There are an estimated 2.8 million ‘gig workers’ in the UK, according to the Fairwork Foundation, doing work that is mediated via digital platforms or apps: this includes driving for Uber, riding for Deliveroo, cleaning via Helpling or getting contract work via Upwork. In this post, Kelle Howson, Mark Graham and Srujana Katta of the Fairwork Foundation (based at the Oxford Internet Institute) share insights from their work looking into whether and how the UK’s election parties account for and treat digital platform (or gig economy) workers – and thus how Britain’s political parties are preparing (or not) for the future of work.
Many forms of work in the UK are becoming more flexible, more independent, more insecure, and more harmful. But how is this understood and acknowledged by the politicians who both represent us and drive policy in this area? As the UK’s political parties have scrambled in recent weeks to release coherent policy platforms, we at the Fairwork Foundation have combed through the main party manifestos for acknowledgement of the rapidly changing nature of work and plans to curb the most destructive impacts of the gig economy.

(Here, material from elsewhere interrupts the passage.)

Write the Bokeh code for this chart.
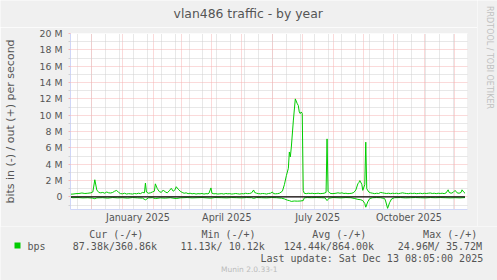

We produced a ‘manifesto scorecard’ that compares commitments that the major parties have made in the realm of gig workers’ rights. We assessed their policies against the core principles of fair work that our research has shown makes the greatest difference to those drivers, cleaners, carers and couriers striving for a decent living at the margins of the digital labour market. While the election run-up has been dominated by the ongoing question of Brexit, we need to remember that for these precarious workers, this election provides a critical and urgent opportunity for change.

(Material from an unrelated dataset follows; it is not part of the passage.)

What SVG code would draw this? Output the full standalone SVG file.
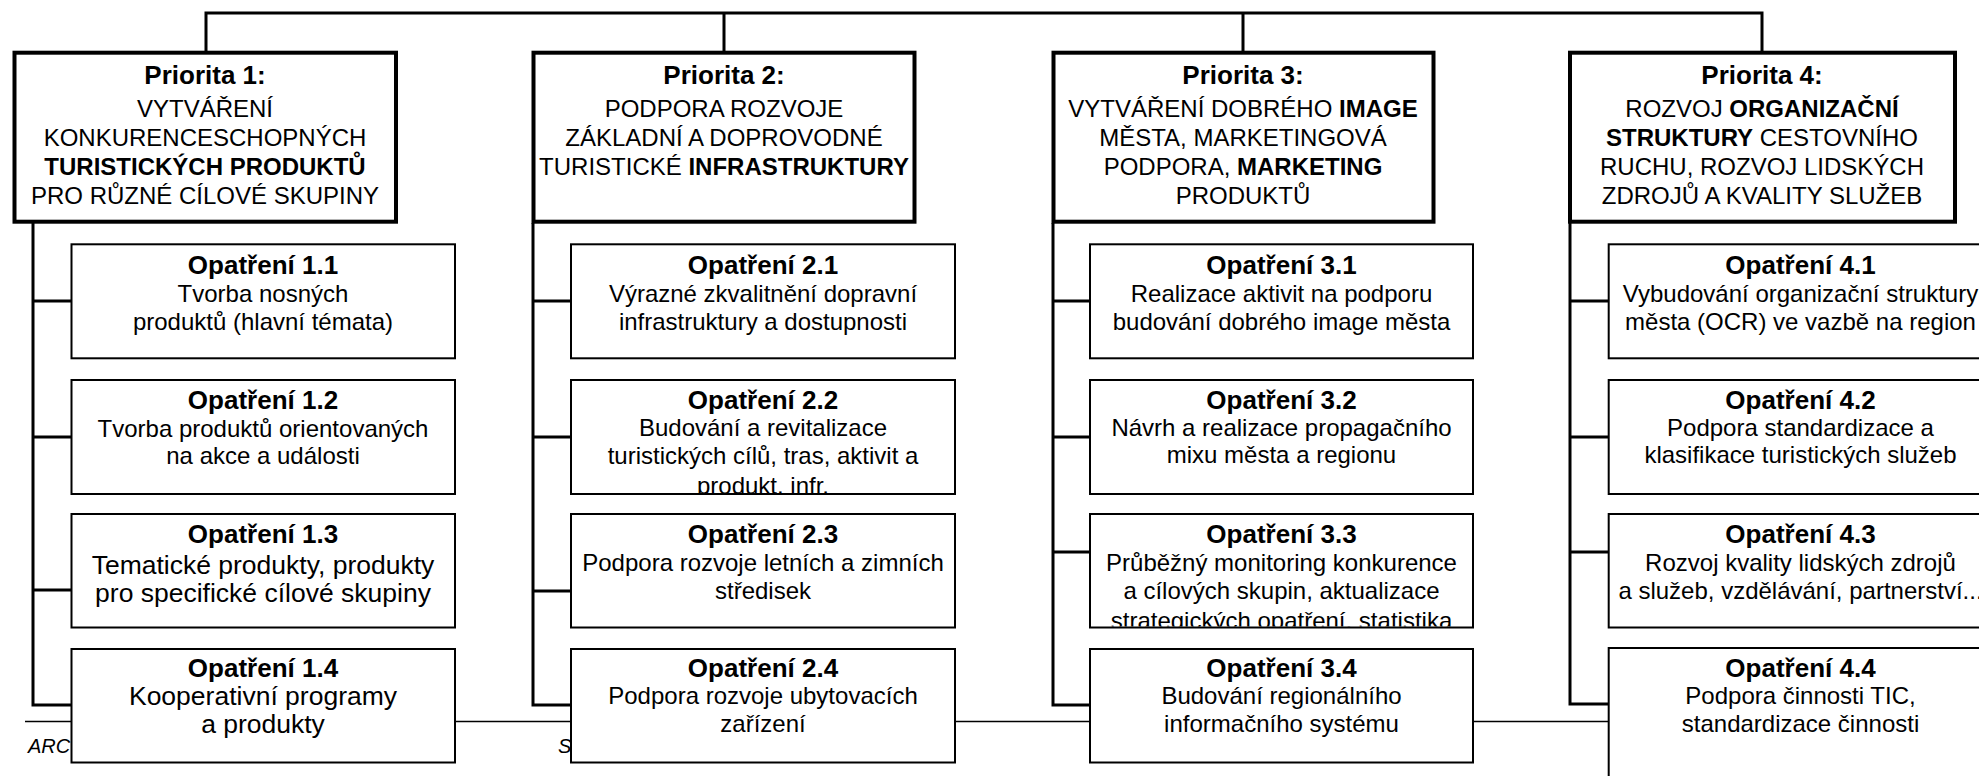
<svg xmlns="http://www.w3.org/2000/svg" width="1979" height="776" viewBox="0 0 1979 776">
<style>
.pbox{fill:#fff;stroke:#000;stroke-width:4}
.mbox{fill:#fff;stroke:#000;stroke-width:2}
.conn{fill:none;stroke:#000;stroke-width:3}
.foot{fill:none;stroke:#000;stroke-width:1.5}
text{font-family:"Liberation Sans",Arial,sans-serif;text-anchor:middle;fill:#000}
.h{font-weight:bold;font-size:26px}
.t{font-size:24px}
.tl{font-size:26.5px}
.b{font-weight:bold}
.ft{font-size:20px;font-style:italic;text-anchor:start}
</style>
<defs>
<clipPath id="c22"><rect x="572" y="381" width="382" height="112"/></clipPath>
<clipPath id="c33"><rect x="1091" y="515" width="381" height="111.5"/></clipPath>
</defs>
<rect width="1979" height="776" fill="#fff"/>
<g id="footer">
<path class="foot" d="M25,721.5 H1979"/>
<text class="ft" x="28" y="753">ARC</text>
<text class="ft" x="558" y="753">S</text>
</g>
<g id="connectors">
<path class="conn" d="M206,51 V13 H1762 V51 M724,13 V51 M1243,13 V51"/>
<path class="conn" d="M33,223 V705 H71 M33,301 H71 M33,437 H71 M33,590 H71"/>
<path class="conn" d="M533,223 V705 H571 M533,301 H571 M533,437 H571 M533,591 H571"/>
<path class="conn" d="M1053,223 V705 H1090 M1053,301 H1090 M1053,437 H1090 M1053,552 H1090"/>
<path class="conn" d="M1570,223 V704 H1608 M1570,301 H1608 M1570,437 H1608 M1570,552 H1608"/>
</g>
<g id="p1">
<rect class="pbox" x="14.5" y="52.7" width="381.5" height="169"/>
<text class="h" x="205" y="84">Priorita 1:</text>
<text class="t" x="205" y="117">VYTVÁŘENÍ</text>
<text class="t" x="205" y="146">KONKURENCESCHOPNÝCH</text>
<text class="t b" x="205" y="175">TURISTICKÝCH PRODUKTŮ</text>
<text class="t" x="205" y="204">PRO RŮZNÉ CÍLOVÉ SKUPINY</text>
</g>
<g id="p2">
<rect class="pbox" x="533.5" y="52.7" width="381" height="169"/>
<text class="h" x="724" y="84">Priorita 2:</text>
<text class="t" x="724" y="117">PODPORA ROZVOJE</text>
<text class="t" x="724" y="146">ZÁKLADNÍ A DOPROVODNÉ</text>
<text class="t" x="724" y="175">TURISTICKÉ <tspan class="b">INFRASTRUKTURY</tspan></text>
</g>
<g id="p3">
<rect class="pbox" x="1053.5" y="52.7" width="380" height="169"/>
<text class="h" x="1243" y="84">Priorita 3:</text>
<text class="t" x="1243" y="117">VYTVÁŘENÍ DOBRÉHO <tspan class="b">IMAGE</tspan></text>
<text class="t" x="1243" y="146">MĚSTA, MARKETINGOVÁ</text>
<text class="t" x="1243" y="175">PODPORA, <tspan class="b">MARKETING</tspan></text>
<text class="t" x="1243" y="204">PRODUKTŮ</text>
</g>
<g id="p4">
<rect class="pbox" x="1570" y="52.7" width="385" height="169"/>
<text class="h" x="1762" y="84">Priorita 4:</text>
<text class="t" x="1762" y="117">ROZVOJ <tspan class="b">ORGANIZAČNÍ</tspan></text>
<text class="t" x="1762" y="146"><tspan class="b">STRUKTURY</tspan> CESTOVNÍHO</text>
<text class="t" x="1762" y="175">RUCHU, ROZVOJ LIDSKÝCH</text>
<text class="t" x="1762" y="204">ZDROJŮ A KVALITY SLUŽEB</text>
</g>
<g id="m11">
<rect class="mbox" x="71.5" y="244.3" width="383.5" height="114"/>
<text class="h" x="263" y="274">Opatření 1.1</text>
<text class="t" x="263" y="302">Tvorba nosných</text>
<text class="t" x="263" y="330">produktů (hlavní témata)</text>
</g>
<g id="m12">
<rect class="mbox" x="71.5" y="380" width="383.5" height="114"/>
<text class="h" x="263" y="409">Opatření 1.2</text>
<text class="t" x="263" y="436.5">Tvorba produktů orientovaných</text>
<text class="t" x="263" y="463.5">na akce a události</text>
</g>
<g id="m13">
<rect class="mbox" x="71.5" y="514" width="383.5" height="113.5"/>
<text class="h" x="263" y="543">Opatření 1.3</text>
<text class="tl" x="263" y="574">Tematické produkty, produkty</text>
<text class="tl" x="263" y="602">pro specifické cílové skupiny</text>
</g>
<g id="m14">
<rect class="mbox" x="71.5" y="649" width="383.5" height="113.5"/>
<text class="h" x="263" y="677">Opatření 1.4</text>
<text class="tl" x="263" y="705">Kooperativní programy</text>
<text class="tl" x="263" y="733">a produkty</text>
</g>
<g id="m21">
<rect class="mbox" x="571" y="244.3" width="384" height="114"/>
<text class="h" x="763" y="274">Opatření 2.1</text>
<text class="t" x="763" y="302">Výrazné zkvalitnění dopravní</text>
<text class="t" x="763" y="330">infrastruktury a dostupnosti</text>
</g>
<g id="m22">
<rect class="mbox" x="571" y="380" width="384" height="114"/>
<text class="h" x="763" y="409">Opatření 2.2</text>
<text class="t" x="763" y="436">Budování a revitalizace</text>
<text class="t" x="763" y="463.5">turistických cílů, tras, aktivit a</text>
<text class="t" x="763" y="494" clip-path="url(#c22)">produkt. infr.</text>
</g>
<g id="m23">
<rect class="mbox" x="571" y="514" width="384" height="113.5"/>
<text class="h" x="763" y="543">Opatření 2.3</text>
<text class="t" x="763" y="571">Podpora rozvoje letních a zimních</text>
<text class="t" x="763" y="599">středisek</text>
</g>
<g id="m24">
<rect class="mbox" x="571" y="649" width="384" height="113.5"/>
<text class="h" x="763" y="677">Opatření 2.4</text>
<text class="t" x="763" y="704">Podpora rozvoje ubytovacích</text>
<text class="t" x="763" y="732">zařízení</text>
</g>
<g id="m31">
<rect class="mbox" x="1090" y="244.3" width="383" height="114"/>
<text class="h" x="1281.5" y="273.5">Opatření 3.1</text>
<text class="t" x="1281.5" y="302">Realizace aktivit na podporu</text>
<text class="t" x="1281.5" y="329.5">budování dobrého image města</text>
</g>
<g id="m32">
<rect class="mbox" x="1090" y="380" width="383" height="114"/>
<text class="h" x="1281.5" y="409">Opatření 3.2</text>
<text class="t" x="1281.5" y="436">Návrh a realizace propagačního</text>
<text class="t" x="1281.5" y="463">mixu města a regionu</text>
</g>
<g id="m33">
<rect class="mbox" x="1090" y="514" width="383" height="113.5"/>
<text class="h" x="1281.5" y="543">Opatření 3.3</text>
<text class="t" x="1281.5" y="571">Průběžný monitoring konkurence</text>
<text class="t" x="1281.5" y="599">a cílových skupin, aktualizace</text>
<text class="t" x="1281.5" y="629" clip-path="url(#c33)">strategických opatření, statistika</text>
</g>
<g id="m34">
<rect class="mbox" x="1090" y="649" width="383" height="113.5"/>
<text class="h" x="1281.5" y="677">Opatření 3.4</text>
<text class="t" x="1281.5" y="704">Budování regionálního</text>
<text class="t" x="1281.5" y="732">informačního systému</text>
</g>
<g id="m41">
<rect class="mbox" x="1608.7" y="244.3" width="384" height="114"/>
<text class="h" x="1800.5" y="273.5">Opatření 4.1</text>
<text class="t" x="1800.5" y="302">Vybudování organizační struktury</text>
<text class="t" x="1800.5" y="329.5">města (OCR) ve vazbě na region</text>
</g>
<g id="m42">
<rect class="mbox" x="1608.7" y="380" width="384" height="114"/>
<text class="h" x="1800.5" y="409">Opatření 4.2</text>
<text class="t" x="1800.5" y="436">Podpora standardizace a</text>
<text class="t" x="1800.5" y="463">klasifikace turistických služeb</text>
</g>
<g id="m43">
<rect class="mbox" x="1608.7" y="514" width="384" height="113.5"/>
<text class="h" x="1800.5" y="543">Opatření 4.3</text>
<text class="t" x="1800.5" y="571">Rozvoj kvality lidských zdrojů</text>
<text class="t" x="1800.5" y="599">a služeb, vzdělávání, partnerství...</text>
</g>
<g id="m44">
<rect class="mbox" x="1608.7" y="648" width="384" height="150"/>
<text class="h" x="1800.5" y="677">Opatření 4.4</text>
<text class="t" x="1800.5" y="704">Podpora činnosti TIC,</text>
<text class="t" x="1800.5" y="732">standardizace činnosti</text>
</g>
</svg>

The reality of gig work often falls far short of its promises. Due to the unregulated nature of the gig economy, the attractive promise of flexibility is experienced instead as either an undersupply of jobs, or pressure to work incredibly long hours for inadequate pay. The promise of objective management is undermined when the threat of deactivation from a platform without due process is a constant looming threat. The promise of independence is often revealed as hollow, as workers become fully reliant on a platform to keep a roof over their head.
But policymakers already have tools at their disposal to promote those aspects of gig work that workers value while ensuring that they enjoy decent working conditions and secure livelihoods. The extension of workplace protections to gig workers is within reach, and would make an immediate difference to millions of families in the UK. Such protections, highlighted in our manifesto scorecard, would include ensuring that gig workers earn a national living wage; banning exploitative zero-hours contracts; making it harder for companies to offload risk onto workers by misclassifying them as independent contractors; and guaranteeing gig workers the right to union representation.
We based our scores on the concrete, explicit commitments that have appeared in party manifestos. We also reached out to each party to request their input. We were somewhat surprised by the significant variation in attention paid by parties to this issue. While some parties (notably Labour, Greens and the Liberal Democrats) offer considered and innovative solutions, others (e.g. the Tories and the Brexit party) have little to nothing to say about the future of work. In many cases we encountered vague rhetoric, ambiguous statements and frequent contradictions.
All of the major parties at least give a nod to gig workers in their manifestos. For example, the Tories pledge to ‘protect’ gig workers—albeit offering little information about how they would actually go about doing so aside from enforcing current labour law and giving workers the ability to ‘request a more predictable contract’ (Conservative Party Manifesto 2019:39). In a previous policy document, the Greens committed to banning zero-hours contracts, but that same commitment is absent from their manifesto, which prevented us from awarding them that point.
In their manifestos, Labour, the Greens and the Liberal Democrats all clearly stated that they would support collective ownership models, extend all basic employment protections to gig workers (which the SNP will also do), and guarantee the right to trade union representation. Labour and the SNP commit to enshrining a living wage into law. Only Labour commits to banning zero-hours contracts.
Digital platform work can and should be rewarding and secure. Innovative work platforms can expand access to work opportunities, facilitate direct and mutually beneficial transactions between service providers and consumers, and promote productive, connected and sustainable economies that benefit all. However, the hundreds of interviews conducted by our team with gig workers around the world have indicated that this is seldom the case in practice.
We do not need to accept insecurity as the price of flexibility. Nor should we convince ourselves that it is a necessary or inevitable step on the road towards security. Providing a route into earning, especially for people who tend to be marginalised from more conventional forms of work, is one important function of the gig economy.
After we released our manifesto scorecard last week and circulated it around workers’ networks, we were disappointed to see many workers asserting that instituting the policies in the scorecard would destroy the gig economy.
The idea that we must accept precarity and casualisation as the natural price of flexibility is seemingly already deeply entrenched in our imagining of the gig economy. However, we would argue that the fact that gig work is usually experienced as insecure, precarious and unsafe is not natural or inevitable. It is a political choice—or rather stems from an absence of political will.
This election provides an opportunity to articulate and shape the way we want to work in the future. With a third of all labour transactions predicted to be mediated by the gig economy by 2025, now is the time to for policymakers to ensure that the gig economy develops in a way that does not further entrench inequalities.